Morgan Stanley analyst Thomas Kierath says beverage maker Coca-Cola Amatil is facing margin pressure with little room to make efficiency gains.

Morgan Stanley has initiated stock coverage of Coca-Cola Amatil and is recommending investors sell the stock.

Analyst Thomas Kierath says the “franchise is on the wane”.

“It faces greater pressures from the powerful supermarkets and a price focused competitor (Pepsi),” writes Kierath in a research note. Coca-Cola Amatil “has few capex-led efficiency gains ahead”.

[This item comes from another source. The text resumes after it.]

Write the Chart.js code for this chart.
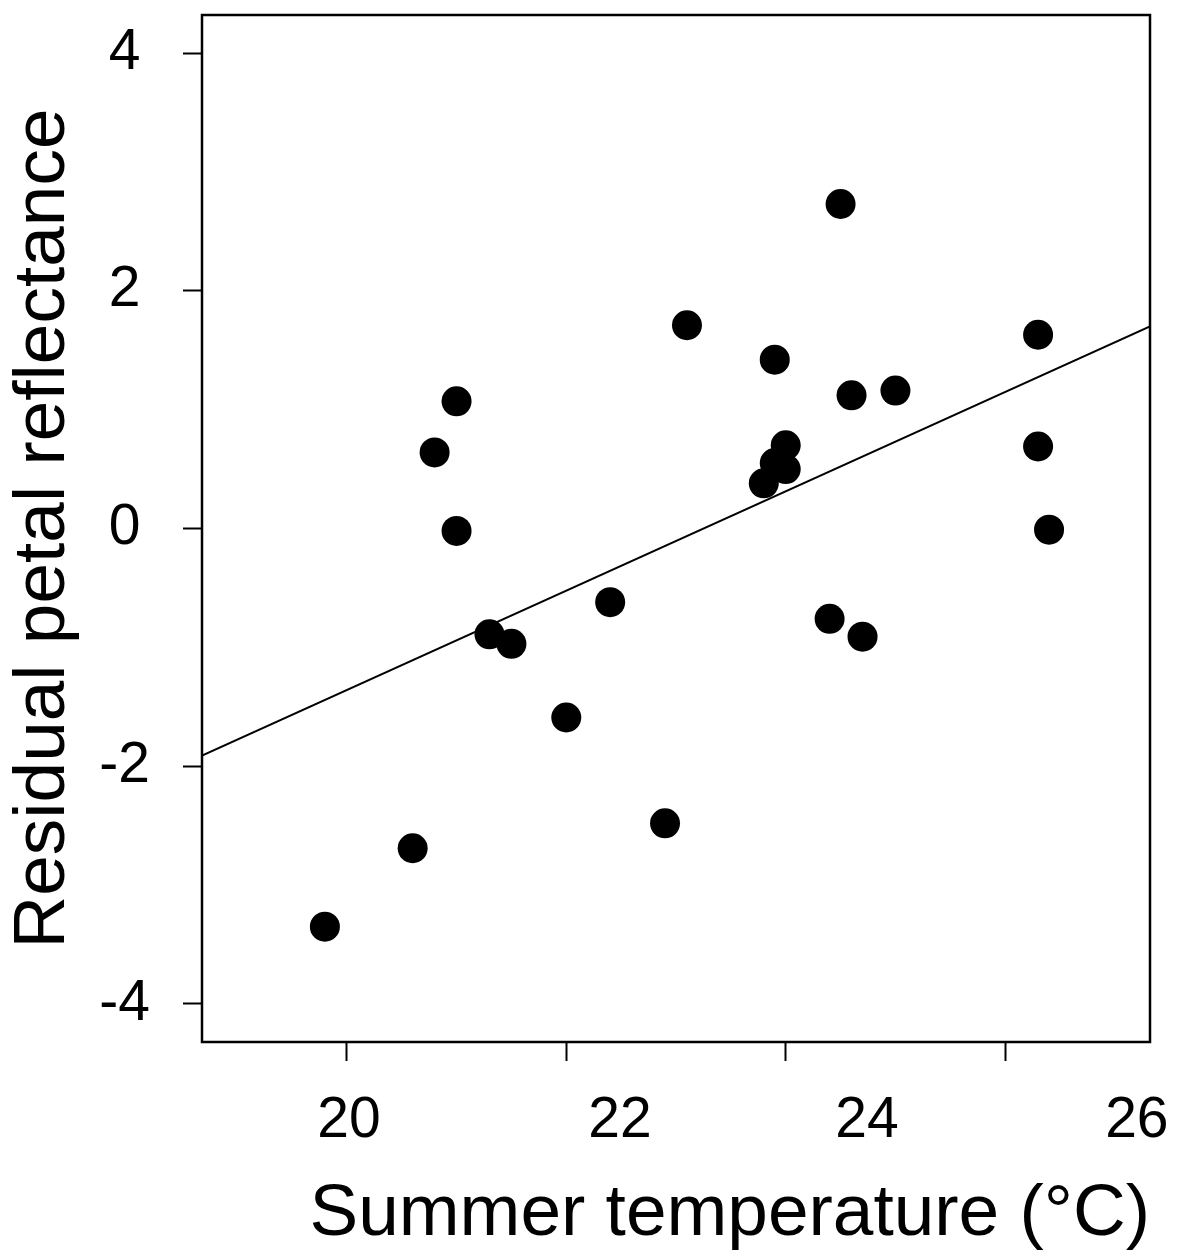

In the past five years Morgan Stanley calculates capital spending has improved business efficiency and boosted profits by 50 per cent during this period. “The recent significant cuts to future capex lead us to think efficiency gains are unlikely to be as material as they have been in the past,” says Kierath.

Selling to Australia’s dominant supermarket chains, Coles and Woolworths, is “tough” for Coca-Cola Amatil. Competing brands, especially private labels, are increasing in number. Coca-Cola Amatil’s margins are under pressure, says the Morgan Stanley analyst.

The stock, moreover, is expensive. It is trading at more than 17 times forecast 2013 earnings compared with the market which is trading around 12 times. “Coca-Cola Amatil looks expensive relative to both domestic and offshore peers,” says Kierath.

At 1407 Coca-Cola Amatil shares were down 27 cents, or 2.2 per cent, to $12.26. The stock has dropped 5.4 per cent in the last 12 months.

The benchmark S&P/ASX200 Index was down 33.744, or 0.7 per cent, to 4635.40. The index has gained 15 per cent in the last 12 months but has now fallen 0.3 per cent this year. In US dollar terms the index has dropped 12 per cent this year.